Copy out the whole listing exactly as written, leaving the pictures behind.

:: Extracted records ::

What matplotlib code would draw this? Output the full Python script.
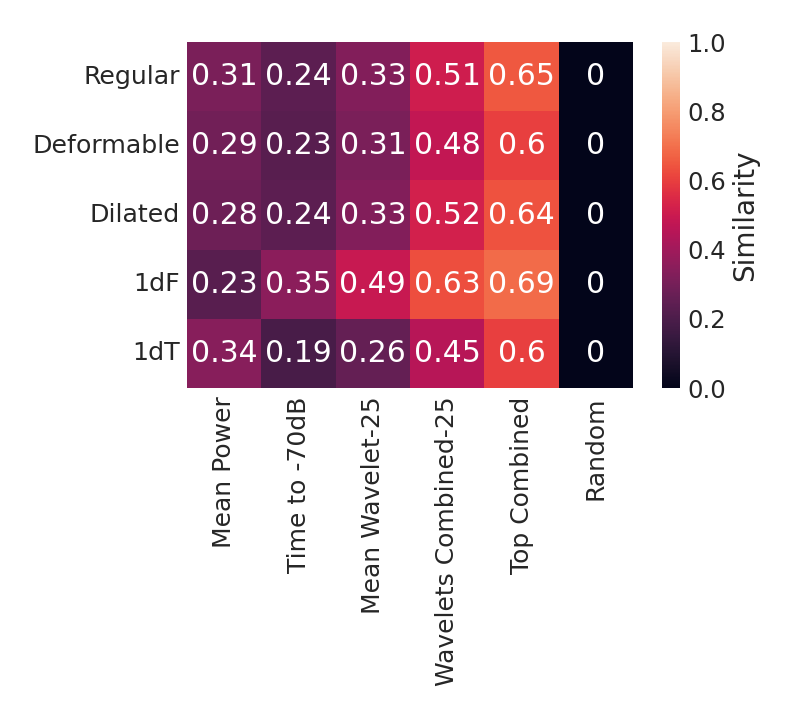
import matplotlib
matplotlib.use("Agg")
import matplotlib.pyplot as plt
import seaborn as sns
import numpy as np

rows = ["Regular", "Deformable", "Dilated", "1dF", "1dT"]
cols = ["Mean Power", "Time to -70dB", "Mean Wavelet-25", "Wavelets Combined-25", "Top Combined", "Random"]
values = [
    [0.31, 0.24, 0.33, 0.51, 0.65, 0],
    [0.29, 0.23, 0.31, 0.48, 0.6, 0],
    [0.28, 0.24, 0.33, 0.52, 0.64, 0],
    [0.23, 0.35, 0.49, 0.63, 0.69, 0],
    [0.34, 0.19, 0.26, 0.45, 0.6, 0],
]

sns.set_theme(style="white")
plt.rcParams['font.family'] = ['DejaVu Sans']
plt.rcParams['text.color'] = '#262626'

fig = plt.figure(figsize=(7.92, 7.2), dpi=100)
ax = fig.add_axes([187/792, 1-388/720, (633-187)/792, (388-42)/720])
cax = fig.add_axes([662/792, 1-388/720, (680-662)/792, (388-42)/720])

sns.heatmap(np.array(values), ax=ax, cbar_ax=cax, cmap="rocket", vmin=0, vmax=1,
            annot=True, fmt="g", annot_kws={"size": 21.5},
            xticklabels=cols, yticklabels=rows,
            cbar_kws={"label": "Similarity"})
ax.tick_params(axis='x', labelsize=18, rotation=90, colors='#262626', length=0, pad=6)
ax.tick_params(axis='y', labelsize=18.2, rotation=0, colors='#262626', length=0, pad=5)
cax.tick_params(labelsize=17.5, colors='#262626', length=0, pad=5)
cax.yaxis.label.set_size(20)
cax.yaxis.label.set_color('#262626')
fig.savefig("out.png", dpi=100)
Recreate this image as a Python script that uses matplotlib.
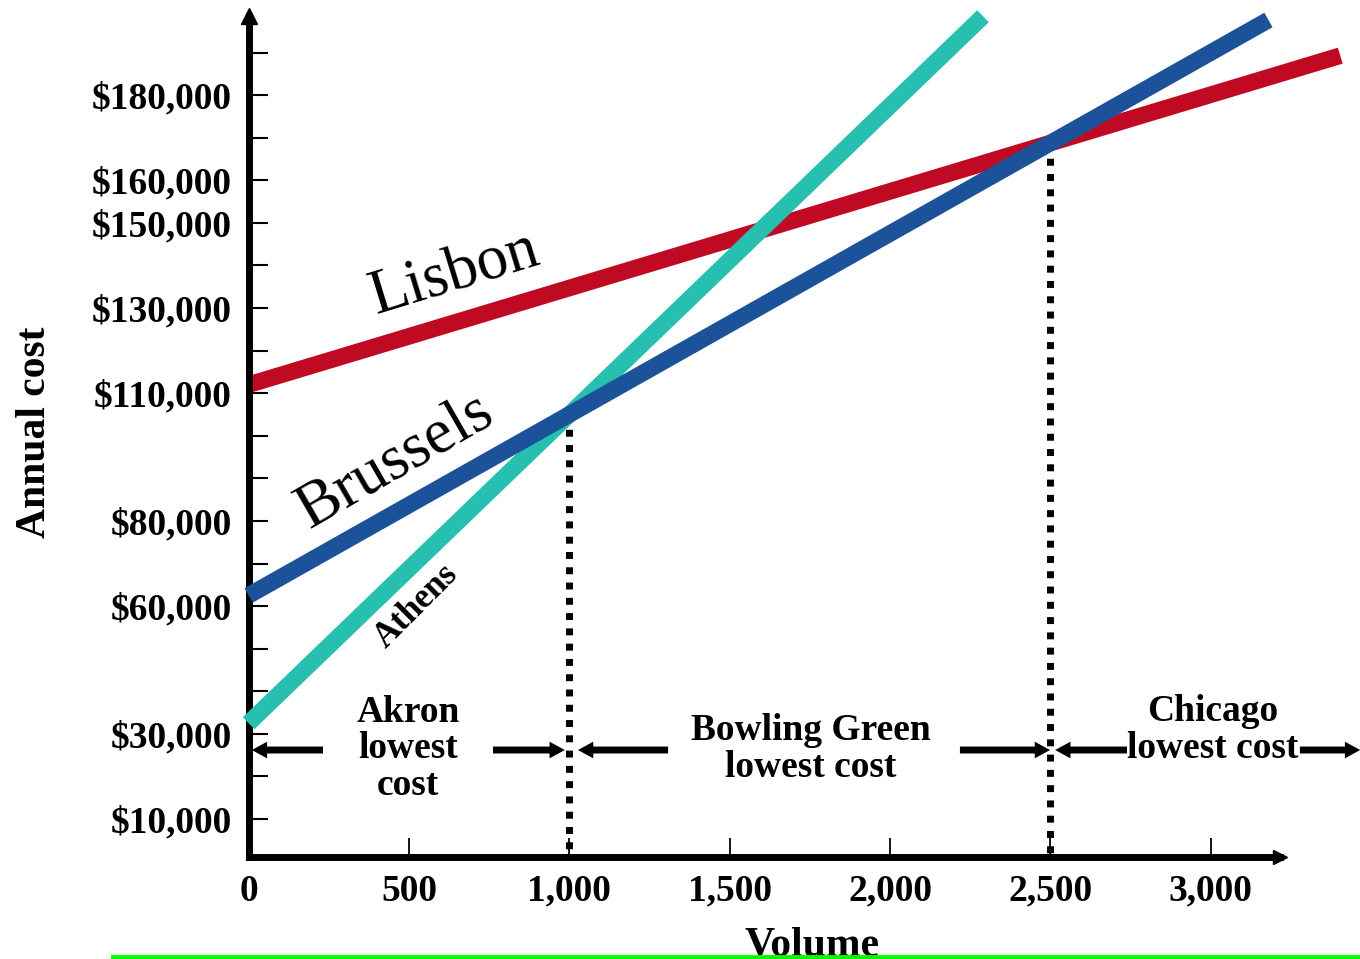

:::

### Result
What matplotlib code would draw this? Output the full Python script.
import matplotlib
matplotlib.use("Agg")
import matplotlib.pyplot as plt
import seaborn as sns
import numpy as np

rows = ["Regular", "Deformable", "Dilated", "1dF", "1dT"]
cols = ["Mean Power", "Time to -70dB", "Mean Wavelet-25", "Wavelets Combined-25", "Top Combined", "Random"]
values = [
    [0.31, 0.24, 0.33, 0.51, 0.65, 0],
    [0.29, 0.23, 0.31, 0.48, 0.6, 0],
    [0.28, 0.24, 0.33, 0.52, 0.64, 0],
    [0.23, 0.35, 0.49, 0.63, 0.69, 0],
    [0.34, 0.19, 0.26, 0.45, 0.6, 0],
]

sns.set_theme(style="white")
plt.rcParams['font.family'] = ['DejaVu Sans']
plt.rcParams['text.color'] = '#262626'

fig = plt.figure(figsize=(7.92, 7.2), dpi=100)
ax = fig.add_axes([187/792, 1-388/720, (633-187)/792, (388-42)/720])
cax = fig.add_axes([662/792, 1-388/720, (680-662)/792, (388-42)/720])

sns.heatmap(np.array(values), ax=ax, cbar_ax=cax, cmap="rocket", vmin=0, vmax=1,
            annot=True, fmt="g", annot_kws={"size": 21.5},
            xticklabels=cols, yticklabels=rows,
            cbar_kws={"label": "Similarity"})
ax.tick_params(axis='x', labelsize=18, rotation=90, colors='#262626', length=0, pad=6)
ax.tick_params(axis='y', labelsize=18.2, rotation=0, colors='#262626', length=0, pad=5)
cax.tick_params(labelsize=17.5, colors='#262626', length=0, pad=5)
cax.yaxis.label.set_size(20)
cax.yaxis.label.set_color('#262626')
fig.savefig("out.png", dpi=100)
Recreate this image as a Python script that uses matplotlib.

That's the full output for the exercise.